• Set task:
Write out the data again exactly, skipping every picture.

• Data segment:
+++

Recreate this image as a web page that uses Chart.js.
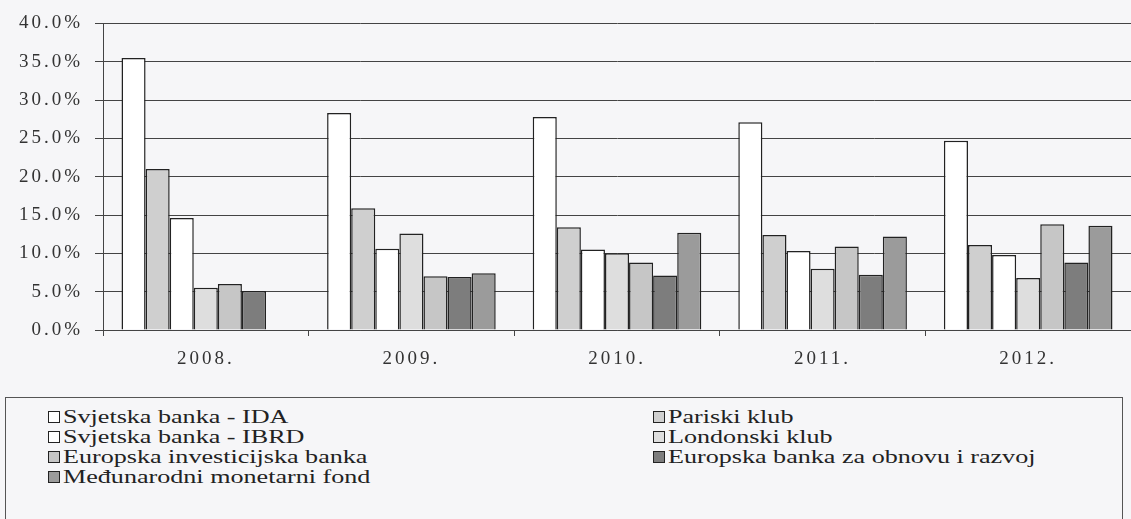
<!DOCTYPE html>
<html>
<head>
<meta charset="utf-8">
<script src="https://cdn.jsdelivr.net/npm/chart.js@4.4.1/dist/chart.umd.min.js"></script>
<style>
    body { margin: 0; background: #f6f6f8; overflow: hidden; }
    #wrap { position: relative; width: 1131px; height: 519px; }
    #chartBox { position: absolute; left: 0; top: 0; width: 1131px; height: 385px; }
    #legend {
        position: absolute; left: 5px; top: 397px; width: 1118px; height: 140px;
        border: 1px solid #555; box-sizing: border-box;
        display: grid; grid-template-columns: 605px 500px; grid-auto-rows: 20px;
        padding: 9px 0 0 42px;
        font-family: "Liberation Serif", "Times New Roman", "DejaVu Serif", serif;
        font-size: 18px; color: #222;
    }
    .item { display: flex; align-items: center; white-space: nowrap; }
    .swatch { width: 10px; height: 10px; border: 1.5px solid #222; margin-right: 3px; flex: none; }
    .txt { display: inline-block; transform: scaleX(1.45); transform-origin: left center; }
</style>
</head>
<body>
<div id="wrap">
    <div id="chartBox"><canvas id="debtChart"></canvas></div>
    <div id="legend"></div>
</div>
<script>
const categories = ['2008.', '2009.', '2010.', '2011.', '2012.'];

// share of each creditor, in %
const seriesNames = [
    'Svjetska banka - IDA',
    'Pariski klub',
    'Svjetska banka - IBRD',
    'Londonski klub',
    'Europska investicijska banka',
    'Europska banka za obnovu i razvoj',
    'Međunarodni monetarni fond'
];
const ida = [35.5, 28.3, 27.8, 27.1, 24.7];
const pariski = [21.0, 15.9, 13.4, 12.4, 11.1];
const ibrd = [14.6, 10.6, 10.5, 10.3, 9.8];
const londonski = [5.5, 12.6, 10.0, 8.0, 6.8];
const eib = [6.0, 7.0, 8.8, 10.9, 13.8];
const ebrd = [5.1, 6.9, 7.1, 7.2, 8.8];
const mmf = [null, 7.4, 12.7, 12.2, 13.6];

const seriesValues = [ida, pariski, ibrd, londonski, eib, ebrd, mmf];
const seriesColors = ['#ffffff', '#cfcfcf', '#ffffff', '#dedede', '#c6c6c6', '#7d7d7d', '#9b9b9b'];

const serif = '"Liberation Serif", "Times New Roman", "DejaVu Serif", serif';

const datasets = seriesNames.map((name, i) => ({
    label: name,
    data: seriesValues[i],
    backgroundColor: seriesColors[i],
    borderColor: '#222',
    borderWidth: 1.5,
    barPercentage: 1,
    categoryPercentage: 0.82
}));

// wider lettering for the axis labels, like the scanned original
const spacing = {
    id: 'spacing',
    beforeDraw(chart) {
        chart.ctx.letterSpacing = '3px';
    }
};

const config = {
    type: 'bar',
    data: { labels: categories, datasets: datasets },
    plugins: [spacing],
    options: {
        responsive: true,
        maintainAspectRatio: false,
        animation: false,
        layout: { padding: { top: 20, left: 0, right: 0, bottom: 0 } },
        plugins: { legend: { display: false }, tooltip: { enabled: false } },
        scales: {
            x: {
                grid: { display: true, drawOnChartArea: false, offset: true, tickLength: 6, color: '#444' },
                border: { display: true, color: '#444', width: 1 },
                ticks: { color: '#333', font: { family: serif, size: 19 }, padding: 12 },
                afterFit: s => { s.height = 55; }
            },
            y: {
                min: 0,
                max: 40,
                ticks: {
                    stepSize: 5,
                    color: '#333',
                    font: { family: serif, size: 19 },
                    padding: 12,
                    callback: v => v.toFixed(1) + '%'
                },
                grid: { color: '#444', lineWidth: 1, tickLength: 8 },
                border: { display: true, color: '#444', width: 1 },
                afterFit: s => { s.width = 103; }
            }
        }
    }
};

const myChart = new Chart(document.getElementById('debtChart'), config);

// legend laid out in two columns, row by row
const legend = document.getElementById('legend');
for (let i = 0; i < seriesNames.length; i++) {
    const div = document.createElement('div');
    div.className = 'item';
    div.innerHTML = `<span class="swatch" style="background:${seriesColors[i]}"></span><span class="txt">${seriesNames[i]}</span>`;
    legend.appendChild(div);
}
</script>
</body>
</html>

+++

• Written response:
Recreate this image as a web page that uses Chart.js.
<!DOCTYPE html>
<html>
<head>
<meta charset="utf-8">
<script src="https://cdn.jsdelivr.net/npm/chart.js@4.4.1/dist/chart.umd.min.js"></script>
<style>
    body { margin: 0; background: #f6f6f8; overflow: hidden; }
    #wrap { position: relative; width: 1131px; height: 519px; }
    #chartBox { position: absolute; left: 0; top: 0; width: 1131px; height: 385px; }
    #legend {
        position: absolute; left: 5px; top: 397px; width: 1118px; height: 140px;
        border: 1px solid #555; box-sizing: border-box;
        display: grid; grid-template-columns: 605px 500px; grid-auto-rows: 20px;
        padding: 9px 0 0 42px;
        font-family: "Liberation Serif", "Times New Roman", "DejaVu Serif", serif;
        font-size: 18px; color: #222;
    }
    .item { display: flex; align-items: center; white-space: nowrap; }
    .swatch { width: 10px; height: 10px; border: 1.5px solid #222; margin-right: 3px; flex: none; }
    .txt { display: inline-block; transform: scaleX(1.45); transform-origin: left center; }
</style>
</head>
<body>
<div id="wrap">
    <div id="chartBox"><canvas id="debtChart"></canvas></div>
    <div id="legend"></div>
</div>
<script>
const categories = ['2008.', '2009.', '2010.', '2011.', '2012.'];

// share of each creditor, in %
const seriesNames = [
    'Svjetska banka - IDA',
    'Pariski klub',
    'Svjetska banka - IBRD',
    'Londonski klub',
    'Europska investicijska banka',
    'Europska banka za obnovu i razvoj',
    'Međunarodni monetarni fond'
];
const ida = [35.5, 28.3, 27.8, 27.1, 24.7];
const pariski = [21.0, 15.9, 13.4, 12.4, 11.1];
const ibrd = [14.6, 10.6, 10.5, 10.3, 9.8];
const londonski = [5.5, 12.6, 10.0, 8.0, 6.8];
const eib = [6.0, 7.0, 8.8, 10.9, 13.8];
const ebrd = [5.1, 6.9, 7.1, 7.2, 8.8];
const mmf = [null, 7.4, 12.7, 12.2, 13.6];

const seriesValues = [ida, pariski, ibrd, londonski, eib, ebrd, mmf];
const seriesColors = ['#ffffff', '#cfcfcf', '#ffffff', '#dedede', '#c6c6c6', '#7d7d7d', '#9b9b9b'];

const serif = '"Liberation Serif", "Times New Roman", "DejaVu Serif", serif';

const datasets = seriesNames.map((name, i) => ({
    label: name,
    data: seriesValues[i],
    backgroundColor: seriesColors[i],
    borderColor: '#222',
    borderWidth: 1.5,
    barPercentage: 1,
    categoryPercentage: 0.82
}));

// wider lettering for the axis labels, like the scanned original
const spacing = {
    id: 'spacing',
    beforeDraw(chart) {
        chart.ctx.letterSpacing = '3px';
    }
};

const config = {
    type: 'bar',
    data: { labels: categories, datasets: datasets },
    plugins: [spacing],
    options: {
        responsive: true,
        maintainAspectRatio: false,
        animation: false,
        layout: { padding: { top: 20, left: 0, right: 0, bottom: 0 } },
        plugins: { legend: { display: false }, tooltip: { enabled: false } },
        scales: {
            x: {
                grid: { display: true, drawOnChartArea: false, offset: true, tickLength: 6, color: '#444' },
                border: { display: true, color: '#444', width: 1 },
                ticks: { color: '#333', font: { family: serif, size: 19 }, padding: 12 },
                afterFit: s => { s.height = 55; }
            },
            y: {
                min: 0,
                max: 40,
                ticks: {
                    stepSize: 5,
                    color: '#333',
                    font: { family: serif, size: 19 },
                    padding: 12,
                    callback: v => v.toFixed(1) + '%'
                },
                grid: { color: '#444', lineWidth: 1, tickLength: 8 },
                border: { display: true, color: '#444', width: 1 },
                afterFit: s => { s.width = 103; }
            }
        }
    }
};

const myChart = new Chart(document.getElementById('debtChart'), config);

// legend laid out in two columns, row by row
const legend = document.getElementById('legend');
for (let i = 0; i < seriesNames.length; i++) {
    const div = document.createElement('div');
    div.className = 'item';
    div.innerHTML = `<span class="swatch" style="background:${seriesColors[i]}"></span><span class="txt">${seriesNames[i]}</span>`;
    legend.appendChild(div);
}
</script>
</body>
</html>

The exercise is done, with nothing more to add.